◆ **Job**: Write out all the material exactly. Leave nothing out.
* Start *
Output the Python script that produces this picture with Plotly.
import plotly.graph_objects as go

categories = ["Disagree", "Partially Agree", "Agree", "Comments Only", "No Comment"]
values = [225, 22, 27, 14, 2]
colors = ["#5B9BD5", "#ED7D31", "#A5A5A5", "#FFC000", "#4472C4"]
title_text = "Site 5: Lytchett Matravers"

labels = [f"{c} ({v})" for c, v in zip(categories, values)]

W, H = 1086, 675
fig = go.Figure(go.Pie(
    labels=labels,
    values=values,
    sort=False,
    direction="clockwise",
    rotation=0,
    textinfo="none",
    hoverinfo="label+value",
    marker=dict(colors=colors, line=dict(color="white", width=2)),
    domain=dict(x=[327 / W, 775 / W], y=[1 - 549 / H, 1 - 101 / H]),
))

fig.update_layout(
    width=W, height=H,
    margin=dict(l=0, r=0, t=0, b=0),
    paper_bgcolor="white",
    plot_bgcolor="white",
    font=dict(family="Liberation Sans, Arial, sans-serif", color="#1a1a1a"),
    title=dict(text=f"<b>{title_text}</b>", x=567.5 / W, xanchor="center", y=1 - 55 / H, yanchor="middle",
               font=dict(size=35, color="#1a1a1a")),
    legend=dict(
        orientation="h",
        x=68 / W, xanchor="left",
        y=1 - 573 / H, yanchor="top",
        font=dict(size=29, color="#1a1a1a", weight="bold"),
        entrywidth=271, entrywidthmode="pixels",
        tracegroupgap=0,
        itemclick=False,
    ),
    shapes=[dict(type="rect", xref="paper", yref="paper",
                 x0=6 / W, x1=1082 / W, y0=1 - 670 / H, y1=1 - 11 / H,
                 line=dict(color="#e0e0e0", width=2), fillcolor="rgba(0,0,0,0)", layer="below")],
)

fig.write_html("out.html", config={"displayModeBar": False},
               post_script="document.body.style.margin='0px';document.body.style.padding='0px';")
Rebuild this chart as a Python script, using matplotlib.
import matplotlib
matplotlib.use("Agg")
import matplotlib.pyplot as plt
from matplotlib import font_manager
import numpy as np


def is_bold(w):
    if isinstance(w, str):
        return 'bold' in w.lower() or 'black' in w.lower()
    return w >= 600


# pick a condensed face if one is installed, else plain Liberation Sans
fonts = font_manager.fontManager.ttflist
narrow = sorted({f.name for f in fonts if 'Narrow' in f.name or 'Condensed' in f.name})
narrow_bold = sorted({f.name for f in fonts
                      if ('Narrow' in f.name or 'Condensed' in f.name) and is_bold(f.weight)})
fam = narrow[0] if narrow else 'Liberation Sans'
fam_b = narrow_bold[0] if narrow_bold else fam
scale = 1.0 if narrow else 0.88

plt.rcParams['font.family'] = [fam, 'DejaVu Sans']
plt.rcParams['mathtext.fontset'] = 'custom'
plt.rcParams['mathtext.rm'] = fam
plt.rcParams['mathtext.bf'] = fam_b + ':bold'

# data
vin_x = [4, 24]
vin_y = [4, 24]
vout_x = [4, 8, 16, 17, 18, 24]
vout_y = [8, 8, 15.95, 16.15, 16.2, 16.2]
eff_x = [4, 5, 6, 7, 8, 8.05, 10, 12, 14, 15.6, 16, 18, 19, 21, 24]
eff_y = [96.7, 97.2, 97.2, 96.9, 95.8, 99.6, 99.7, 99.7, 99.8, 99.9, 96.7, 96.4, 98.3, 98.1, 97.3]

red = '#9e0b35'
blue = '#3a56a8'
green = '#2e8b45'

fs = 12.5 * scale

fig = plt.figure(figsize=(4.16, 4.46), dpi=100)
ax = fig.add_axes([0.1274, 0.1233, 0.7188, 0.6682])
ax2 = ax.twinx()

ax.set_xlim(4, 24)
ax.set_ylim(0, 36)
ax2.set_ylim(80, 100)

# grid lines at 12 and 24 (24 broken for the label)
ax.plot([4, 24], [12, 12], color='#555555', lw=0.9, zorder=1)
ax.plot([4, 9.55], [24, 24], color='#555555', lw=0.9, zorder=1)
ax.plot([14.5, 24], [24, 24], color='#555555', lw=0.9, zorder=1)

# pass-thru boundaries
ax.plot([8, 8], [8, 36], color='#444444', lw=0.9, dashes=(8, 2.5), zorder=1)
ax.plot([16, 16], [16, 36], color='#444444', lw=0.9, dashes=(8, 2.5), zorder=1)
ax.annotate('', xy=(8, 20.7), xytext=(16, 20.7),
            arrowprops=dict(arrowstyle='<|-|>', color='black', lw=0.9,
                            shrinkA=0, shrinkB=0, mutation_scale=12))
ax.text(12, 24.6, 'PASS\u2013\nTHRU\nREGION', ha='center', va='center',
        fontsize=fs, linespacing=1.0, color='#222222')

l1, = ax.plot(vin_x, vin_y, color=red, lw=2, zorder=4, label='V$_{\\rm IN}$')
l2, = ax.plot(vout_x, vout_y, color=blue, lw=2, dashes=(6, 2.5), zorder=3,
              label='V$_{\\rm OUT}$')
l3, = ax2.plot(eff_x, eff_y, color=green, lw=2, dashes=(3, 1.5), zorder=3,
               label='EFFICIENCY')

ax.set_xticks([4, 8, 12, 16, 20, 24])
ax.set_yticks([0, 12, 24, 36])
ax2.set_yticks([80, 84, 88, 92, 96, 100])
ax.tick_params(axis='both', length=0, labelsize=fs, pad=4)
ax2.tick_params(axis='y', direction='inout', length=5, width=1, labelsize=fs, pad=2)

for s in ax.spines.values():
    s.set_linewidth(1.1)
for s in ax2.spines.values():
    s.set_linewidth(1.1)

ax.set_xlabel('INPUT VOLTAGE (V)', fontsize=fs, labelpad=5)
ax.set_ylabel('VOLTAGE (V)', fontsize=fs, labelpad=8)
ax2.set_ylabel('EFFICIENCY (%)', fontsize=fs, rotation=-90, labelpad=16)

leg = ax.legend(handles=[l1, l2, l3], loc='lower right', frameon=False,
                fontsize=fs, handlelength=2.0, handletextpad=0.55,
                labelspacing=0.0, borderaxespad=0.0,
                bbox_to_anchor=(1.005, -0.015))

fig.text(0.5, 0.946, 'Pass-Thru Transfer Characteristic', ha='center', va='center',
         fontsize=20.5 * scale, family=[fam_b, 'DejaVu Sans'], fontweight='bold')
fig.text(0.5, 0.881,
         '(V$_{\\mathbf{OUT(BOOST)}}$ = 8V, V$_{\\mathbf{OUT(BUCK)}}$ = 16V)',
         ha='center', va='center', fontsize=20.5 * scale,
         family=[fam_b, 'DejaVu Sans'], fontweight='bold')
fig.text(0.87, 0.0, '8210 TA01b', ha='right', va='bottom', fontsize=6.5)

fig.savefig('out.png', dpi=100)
* End *
◆ **The output**:
Output the Python script that produces this picture with Plotly.
import plotly.graph_objects as go

categories = ["Disagree", "Partially Agree", "Agree", "Comments Only", "No Comment"]
values = [225, 22, 27, 14, 2]
colors = ["#5B9BD5", "#ED7D31", "#A5A5A5", "#FFC000", "#4472C4"]
title_text = "Site 5: Lytchett Matravers"

labels = [f"{c} ({v})" for c, v in zip(categories, values)]

W, H = 1086, 675
fig = go.Figure(go.Pie(
    labels=labels,
    values=values,
    sort=False,
    direction="clockwise",
    rotation=0,
    textinfo="none",
    hoverinfo="label+value",
    marker=dict(colors=colors, line=dict(color="white", width=2)),
    domain=dict(x=[327 / W, 775 / W], y=[1 - 549 / H, 1 - 101 / H]),
))

fig.update_layout(
    width=W, height=H,
    margin=dict(l=0, r=0, t=0, b=0),
    paper_bgcolor="white",
    plot_bgcolor="white",
    font=dict(family="Liberation Sans, Arial, sans-serif", color="#1a1a1a"),
    title=dict(text=f"<b>{title_text}</b>", x=567.5 / W, xanchor="center", y=1 - 55 / H, yanchor="middle",
               font=dict(size=35, color="#1a1a1a")),
    legend=dict(
        orientation="h",
        x=68 / W, xanchor="left",
        y=1 - 573 / H, yanchor="top",
        font=dict(size=29, color="#1a1a1a", weight="bold"),
        entrywidth=271, entrywidthmode="pixels",
        tracegroupgap=0,
        itemclick=False,
    ),
    shapes=[dict(type="rect", xref="paper", yref="paper",
                 x0=6 / W, x1=1082 / W, y0=1 - 670 / H, y1=1 - 11 / H,
                 line=dict(color="#e0e0e0", width=2), fillcolor="rgba(0,0,0,0)", layer="below")],
)

fig.write_html("out.html", config={"displayModeBar": False},
               post_script="document.body.style.margin='0px';document.body.style.padding='0px';")
Rebuild this chart as a Python script, using matplotlib.
import matplotlib
matplotlib.use("Agg")
import matplotlib.pyplot as plt
from matplotlib import font_manager
import numpy as np


def is_bold(w):
    if isinstance(w, str):
        return 'bold' in w.lower() or 'black' in w.lower()
    return w >= 600


# pick a condensed face if one is installed, else plain Liberation Sans
fonts = font_manager.fontManager.ttflist
narrow = sorted({f.name for f in fonts if 'Narrow' in f.name or 'Condensed' in f.name})
narrow_bold = sorted({f.name for f in fonts
                      if ('Narrow' in f.name or 'Condensed' in f.name) and is_bold(f.weight)})
fam = narrow[0] if narrow else 'Liberation Sans'
fam_b = narrow_bold[0] if narrow_bold else fam
scale = 1.0 if narrow else 0.88

plt.rcParams['font.family'] = [fam, 'DejaVu Sans']
plt.rcParams['mathtext.fontset'] = 'custom'
plt.rcParams['mathtext.rm'] = fam
plt.rcParams['mathtext.bf'] = fam_b + ':bold'

# data
vin_x = [4, 24]
vin_y = [4, 24]
vout_x = [4, 8, 16, 17, 18, 24]
vout_y = [8, 8, 15.95, 16.15, 16.2, 16.2]
eff_x = [4, 5, 6, 7, 8, 8.05, 10, 12, 14, 15.6, 16, 18, 19, 21, 24]
eff_y = [96.7, 97.2, 97.2, 96.9, 95.8, 99.6, 99.7, 99.7, 99.8, 99.9, 96.7, 96.4, 98.3, 98.1, 97.3]

red = '#9e0b35'
blue = '#3a56a8'
green = '#2e8b45'

fs = 12.5 * scale

fig = plt.figure(figsize=(4.16, 4.46), dpi=100)
ax = fig.add_axes([0.1274, 0.1233, 0.7188, 0.6682])
ax2 = ax.twinx()

ax.set_xlim(4, 24)
ax.set_ylim(0, 36)
ax2.set_ylim(80, 100)

# grid lines at 12 and 24 (24 broken for the label)
ax.plot([4, 24], [12, 12], color='#555555', lw=0.9, zorder=1)
ax.plot([4, 9.55], [24, 24], color='#555555', lw=0.9, zorder=1)
ax.plot([14.5, 24], [24, 24], color='#555555', lw=0.9, zorder=1)

# pass-thru boundaries
ax.plot([8, 8], [8, 36], color='#444444', lw=0.9, dashes=(8, 2.5), zorder=1)
ax.plot([16, 16], [16, 36], color='#444444', lw=0.9, dashes=(8, 2.5), zorder=1)
ax.annotate('', xy=(8, 20.7), xytext=(16, 20.7),
            arrowprops=dict(arrowstyle='<|-|>', color='black', lw=0.9,
                            shrinkA=0, shrinkB=0, mutation_scale=12))
ax.text(12, 24.6, 'PASS\u2013\nTHRU\nREGION', ha='center', va='center',
        fontsize=fs, linespacing=1.0, color='#222222')

l1, = ax.plot(vin_x, vin_y, color=red, lw=2, zorder=4, label='V$_{\\rm IN}$')
l2, = ax.plot(vout_x, vout_y, color=blue, lw=2, dashes=(6, 2.5), zorder=3,
              label='V$_{\\rm OUT}$')
l3, = ax2.plot(eff_x, eff_y, color=green, lw=2, dashes=(3, 1.5), zorder=3,
               label='EFFICIENCY')

ax.set_xticks([4, 8, 12, 16, 20, 24])
ax.set_yticks([0, 12, 24, 36])
ax2.set_yticks([80, 84, 88, 92, 96, 100])
ax.tick_params(axis='both', length=0, labelsize=fs, pad=4)
ax2.tick_params(axis='y', direction='inout', length=5, width=1, labelsize=fs, pad=2)

for s in ax.spines.values():
    s.set_linewidth(1.1)
for s in ax2.spines.values():
    s.set_linewidth(1.1)

ax.set_xlabel('INPUT VOLTAGE (V)', fontsize=fs, labelpad=5)
ax.set_ylabel('VOLTAGE (V)', fontsize=fs, labelpad=8)
ax2.set_ylabel('EFFICIENCY (%)', fontsize=fs, rotation=-90, labelpad=16)

leg = ax.legend(handles=[l1, l2, l3], loc='lower right', frameon=False,
                fontsize=fs, handlelength=2.0, handletextpad=0.55,
                labelspacing=0.0, borderaxespad=0.0,
                bbox_to_anchor=(1.005, -0.015))

fig.text(0.5, 0.946, 'Pass-Thru Transfer Characteristic', ha='center', va='center',
         fontsize=20.5 * scale, family=[fam_b, 'DejaVu Sans'], fontweight='bold')
fig.text(0.5, 0.881,
         '(V$_{\\mathbf{OUT(BOOST)}}$ = 8V, V$_{\\mathbf{OUT(BUCK)}}$ = 16V)',
         ha='center', va='center', fontsize=20.5 * scale,
         family=[fam_b, 'DejaVu Sans'], fontweight='bold')
fig.text(0.87, 0.0, '8210 TA01b', ha='right', va='bottom', fontsize=6.5)

fig.savefig('out.png', dpi=100)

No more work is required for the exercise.